3.1 Different kernels
In signal extraction, observations are generally weighted according to their distance from time \(t\): this is the role of the kernel function. In the discrete case, a kernel function is a set of weights \(\kappa_j\), \(j=0,\pm1,\dots,\pm h\) with \(\kappa_j \geq0\) and \(\kappa_j=\kappa_{-j}\). An important class of kernels is the Beta kernels. In the discrete case, up to a proportional factor (so that \(\sum_{j=-h}^h\kappa_j=1\)): \[ \kappa_j = \left( 1- \left\lvert \frac j {h+1} \right\lvert^r \right)^s \] with \(r>0\), \(s\geq 0\).

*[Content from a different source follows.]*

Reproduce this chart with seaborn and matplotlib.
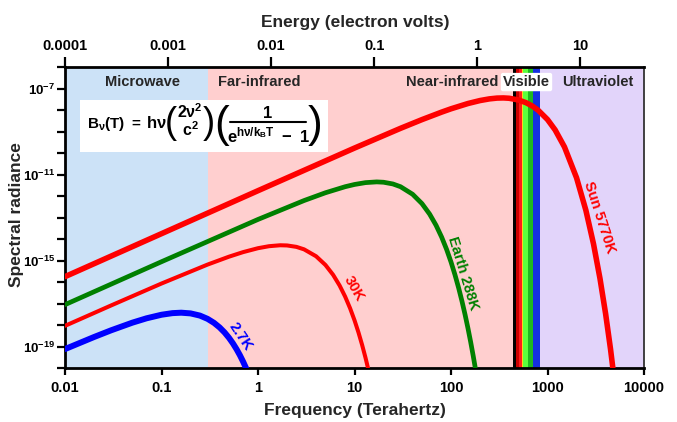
import numpy as np
import pandas as pd
import matplotlib
matplotlib.use("Agg")
import matplotlib.pyplot as plt
import matplotlib.patches as mpatches
import matplotlib.lines as mlines
from matplotlib.ticker import FixedLocator, FixedFormatter, NullLocator
import seaborn as sns

# ---------------- data ----------------
# frequencies in THz, spectral radiance as log10 values
freq_2p7 = [0.01, 0.02, 0.03, 0.05, 0.07, 0.1, 0.13, 0.16, 0.2, 0.25, 0.3, 0.35, 0.4,
            0.45, 0.5, 0.55, 0.6, 0.65, 0.7, 0.75, 0.8]
log_2p7 = [-19.120, -18.559, -18.248, -17.890, -17.689, -17.523, -17.448, -17.428,
           -17.460, -17.562, -17.714, -17.900, -18.113, -18.345, -18.594, -18.856,
           -19.129, -19.410, -19.700, -19.996, -20.297]

freq_30 = [0.01, 0.03, 0.1, 0.3, 0.5, 0.7, 1, 1.3, 1.7, 2, 2.5, 3, 4, 5, 6, 7, 8, 9,
           10, 11, 12, 13, 14]
log_30 = [-18.039, -17.092, -16.071, -15.190, -14.823, -14.611, -14.428, -14.335,
          -14.291, -14.300, -14.366, -14.481, -14.803, -15.208, -15.665, -16.159,
          -16.680, -17.221, -17.779, -18.349, -18.931, -19.521, -20.119]

freq_288 = [0.01, 0.1, 1, 3, 5, 8, 10, 13, 17, 20, 25, 30, 40, 50, 60, 70, 80, 90,
            100, 110, 120, 130, 140, 150, 160, 170, 180]
log_288 = [-17.054, -15.057, -13.090, -12.212, -11.849, -11.568, -11.464, -11.378,
           -11.344, -11.360, -11.440, -11.568, -11.919, -12.353, -12.839, -13.362,
           -13.912, -14.482, -15.068, -15.668, -16.278, -16.897, -17.524, -18.158,
           -18.798, -19.443, -20.092]

freq_sun = [0.01, 1, 10, 30, 50, 80, 100, 150, 200, 250, 300, 350, 400, 500, 600,
            700, 800, 1000, 1200, 1500, 2000, 2500, 3000, 3500, 4000, 4500, 5000]
log_sun = [-15.751, -11.753, -9.770, -8.852, -8.447, -8.098, -7.944, -7.698, -7.560,
           -7.483, -7.446, -7.439, -7.454, -7.534, -7.661, -7.823, -8.011, -8.443,
           -8.928, -9.721, -11.153, -12.668, -14.236, -15.842, -17.474, -19.126,
           -20.795]

curve_names = ["2.7K", "30K", "Earth 288K", "Sun 5770K"]

# spectral regions (THz)
region_names = ["Microwave", "Far-infrared", "Ultraviolet"]
region_edges = [(0.01, 0.3), (0.3, 440), (840, 10000)]
visible_edges = [440, 472, 507, 541, 561, 628, 710, 840]

# tick labels
freq_ticks = [0.01, 0.1, 1, 10, 100, 1000, 10000]
freq_ticklabels = ["0.01", "0.1", "1", "10", "100", "1000", "10000"]
energy_ticks = [0.0001, 0.001, 0.01, 0.1, 1, 10]
energy_ticklabels = ["0.0001", "0.001", "0.01", "0.1", "1", "10"]
rad_ticks = [1e-7, 1e-11, 1e-15, 1e-19]
rad_ticklabels = [r"$\mathregular{10^{-7}}$", r"$\mathregular{10^{-11}}$",
                  r"$\mathregular{10^{-15}}$", r"$\mathregular{10^{-19}}$"]

# ---------------- style ----------------
sns.set_style("ticks")
plt.rcParams["font.family"] = ["Liberation Sans", "DejaVu Sans"]
plt.rcParams["font.weight"] = "bold"
plt.rcParams["mathtext.fontset"] = "custom"
plt.rcParams["mathtext.rm"] = "Liberation Sans:bold"
plt.rcParams["mathtext.it"] = "Liberation Sans:bold"
plt.rcParams["mathtext.bf"] = "Liberation Sans:bold"
plt.rcParams["mathtext.sf"] = "Liberation Sans:bold"

W, H = 677, 422
fig = plt.figure(figsize=(W / 100, H / 100), dpi=100)
L, R, T, B = 65, 644, 67, 368
ax = fig.add_axes([L / W, 1 - B / H, (R - L) / W, (B - T) / H])
ax.set_xscale("log")
ax.set_yscale("log")
ax.set_xlim(0.01, 10000)
ax.set_ylim(1e-20, 1e-6)


def fx(px):
    return px / W


def fy(py):
    return 1 - py / H


# backgrounds
bg_colors = ["#CCE2F7", "#FFCFCF", "#E2D4FA"]
for (a, b), c in zip(region_edges, bg_colors):
    ax.axvspan(a, b, color=c, lw=0, zorder=0)
vis_colors = ["#000000", "#CC0000", "#FF1A1A", "#FFD21A", "#5CFF3C", "#1FB81F",
              "#1530E0"]
for i, c in enumerate(vis_colors):
    ax.axvspan(visible_edges[i], visible_edges[i + 1], color=c, lw=0, zorder=1)

# curves
curves = [
    (freq_2p7, log_2p7, "#0000FF", 4.3),
    (freq_30, log_30, "#FF0000", 2.9),
    (freq_288, log_288, "#008000", 3.4),
    (freq_sun, log_sun, "#FF0000", 4.0),
]
for (fxs, ly, col, lw), name in zip(curves, curve_names):
    df = pd.DataFrame({"freq": fxs, "rad": np.power(10.0, ly)})
    sns.lineplot(data=df, x="freq", y="rad", ax=ax, color=col, linewidth=lw,
                 estimator=None, sort=False, zorder=3)
ax.set_xlabel("")
ax.set_ylabel("")

# curve labels
ax.text(0.66, 3.0e-19, curve_names[0], color="#0000FF", fontsize=10.5, rotation=-56,
        ha="center", va="center", zorder=4)
ax.text(9.9, 5.0e-17, curve_names[1], color="#FF0000", fontsize=10.5, rotation=-60,
        ha="center", va="center", zorder=4)
ax.text(133, 2.5e-16, curve_names[2], color="#008000", fontsize=10.5, rotation=-73,
        ha="center", va="center", zorder=4)
ax.text(3420, 1.0e-13, curve_names[3], color="#FF0000", fontsize=10.5, rotation=-72,
        ha="center", va="center", zorder=4)

# region labels
ylab = 0.95
xt = ax.get_xaxis_transform()
ax.text(0.063, ylab, "Microwave", transform=xt, fontsize=10.5,
        ha="center", va="center", zorder=4)
ax.text(0.385, ylab, "Far-infrared", transform=xt, fontsize=10.5,
        ha="left", va="center", zorder=4)
ax.text(102, ylab, "Near-infrared", transform=xt, fontsize=10.5,
        ha="center", va="center", zorder=4)
ax.text(606, ylab, "Visible", transform=xt, fontsize=10.5,
        ha="center", va="center", zorder=4,
        bbox=dict(boxstyle="round,pad=0.15", fc="white", ec="none"))
ax.text(3335, ylab, "Ultraviolet", transform=xt, fontsize=10.5,
        ha="center", va="center", zorder=4)

# formula box
box = mpatches.Rectangle((fx(80), fy(152)), 248 / W, 52 / H,
                         transform=fig.transFigure, facecolor="white",
                         edgecolor="none", zorder=5, clip_on=False)
ax.add_patch(box)
fkw = dict(zorder=6, color="black")
pkw = dict(zorder=6, color="black", fontweight="normal", ha="center", va="center")
fig.text(fx(87), fy(128), r"$\mathregular{B_{\nu}(T)\ =}$", fontsize=11,
         ha="left", va="baseline", **fkw)
fig.text(fx(146), fy(128), r"$\mathregular{h\nu}$", fontsize=12,
         ha="left", va="baseline", **fkw)
fig.text(fx(171), fy(124), "(", fontsize=26, **pkw)
fig.text(fx(190), fy(118), r"$\mathregular{2\nu^{2}}$", fontsize=11.5,
         ha="center", va="baseline", **fkw)
fig.text(fx(190), fy(136), r"$\mathregular{c^{2}}$", fontsize=11.5,
         ha="center", va="baseline", **fkw)
fig.text(fx(209), fy(124), ")", fontsize=26, **pkw)
fig.text(fx(222), fy(125), "(", fontsize=32, **pkw)
fig.text(fx(268), fy(118), "1", fontsize=12, ha="center", va="baseline", **fkw)
fig.add_artist(mlines.Line2D([fx(230), fx(306)], [fy(122), fy(122)], color="black",
                             linewidth=1.5, zorder=6))
fig.text(fx(268), fy(142), r"$\mathregular{e^{h\nu/k_{B}T}\ -\ 1}$", fontsize=12,
         ha="center", va="baseline", **fkw)
fig.text(fx(315), fy(125), ")", fontsize=32, **pkw)

# axes ticks
ax.xaxis.set_major_locator(FixedLocator(freq_ticks))
ax.xaxis.set_major_formatter(FixedFormatter(freq_ticklabels))
ax.xaxis.set_minor_locator(NullLocator())
ax.yaxis.set_major_locator(FixedLocator(rad_ticks))
ax.yaxis.set_major_formatter(FixedFormatter(rad_ticklabels))
ax.yaxis.set_minor_locator(FixedLocator([10.0 ** k for k in range(-20, -5)]))
ax.tick_params(axis="x", which="major", length=5, width=1.6, labelsize=10.5,
               pad=4, direction="out", colors="black")
ax.tick_params(axis="y", which="both", length=6, width=1.6, labelsize=9.5, pad=1,
               direction="out", colors="black")
ax.tick_params(axis="y", which="minor", labelleft=False)

for s in ["left", "bottom", "top"]:
    ax.spines[s].set_linewidth(2.0)
    ax.spines[s].set_color("black")
    ax.spines[s].set_visible(True)
ax.spines["right"].set_linewidth(1.3)
ax.spines["right"].set_color("#333333")
ax.spines["right"].set_visible(True)

# top energy axis
ax2 = ax.twiny()
ax2.set_xscale("log")
ax2.set_xlim(1e-4, 10 ** 1.62)
ax2.xaxis.set_major_locator(FixedLocator(energy_ticks))
ax2.xaxis.set_major_formatter(FixedFormatter(energy_ticklabels))
ax2.xaxis.set_minor_locator(NullLocator())
ax2.tick_params(axis="x", which="major", length=7, width=1.6, labelsize=10.5, pad=3,
                direction="out", colors="black")
for s in ax2.spines.values():
    s.set_visible(False)

# axis titles
fig.text(fx((L + R) / 2), fy(410), "Frequency (Terahertz)", fontsize=12.5,
         ha="center", va="center")
fig.text(fx(355), fy(22), "Energy (electron volts)", fontsize=12.5,
         ha="center", va="center")
fig.text(fx(17), fy(215), "Spectral radiance", fontsize=12.5, rotation=90,
         ha="center", va="center")

fig.savefig("out.png", dpi=100)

It encompasses all kernels used in this report, except Henderson, trapezoidal and gaussian kernel.The following kernels are considered in this report:
\(r=1,s=0\) uniform kernel: \[\kappa_j^U=1\]
\(r=s=1\) triangle kernel: \[\kappa_j^T=\left( 1- \left\lvert \frac j {h+1} \right\lvert \right)\]
\(r=2,s=1\) Epanechnikov (or Parabolic) kernel: \[\kappa_j^E=\left( 1- \left\lvert \frac j {h+1} \right\lvert^2 \right)\]
\(r=s=2\) biweight kernel: \[\kappa_j^{BW}=\left( 1- \left\lvert \frac j {h+1} \right\lvert^2 \right)^2\]
\(r = 2, s = 3\) triweight kernel: \[\kappa_j^{TW}=\left( 1- \left\lvert \frac j {h+1} \right\lvert^2 \right)^3\]
\(r = s = 3\) tricube kernel: \[\kappa_j^{TC}=\left( 1- \left\lvert \frac j {h+1} \right\lvert^3 \right)^3\]
Henderson kernel (see section 3.1.1 for more details): \[ \kappa_{j}=\left[1-\frac{j^2}{(h+1)^2}\right] \left[1-\frac{j^2}{(h+2)^2}\right] \left[1-\frac{j^2}{(h+3)^2}\right] \]
Trapezoidal kernel: \[ \kappa_j^{TP}= \begin{cases} \frac{1}{3(2h-1)} & \text{ if }j=\pm h \\ \frac{2}{3(2h-1)} & \text{ if }j=\pm (h-1)\\ \frac{1}{2h-1}& \text{ otherwise} \end{cases} \]
Gaussian kernel11: \[ \kappa_j^G=\exp\left( -\frac{ j^2 }{ 2\sigma^2h^2 }\right) \]
Henderson, trapezoidal and gaussian kernel are very specific:
The Henderson and trapezoidal kernel functions change with the bandwidth (the other kernel only depend on the ratio \(j/h+1\)).
Other definitions of the trapezoidal and gaussian kernel can be used. The trapezoidal kernel is here considered because it corresponds to the filter used to extract the seasonal component in the X-12ARIMA algorithm. Therefore it is never used to extract trend-cycle component.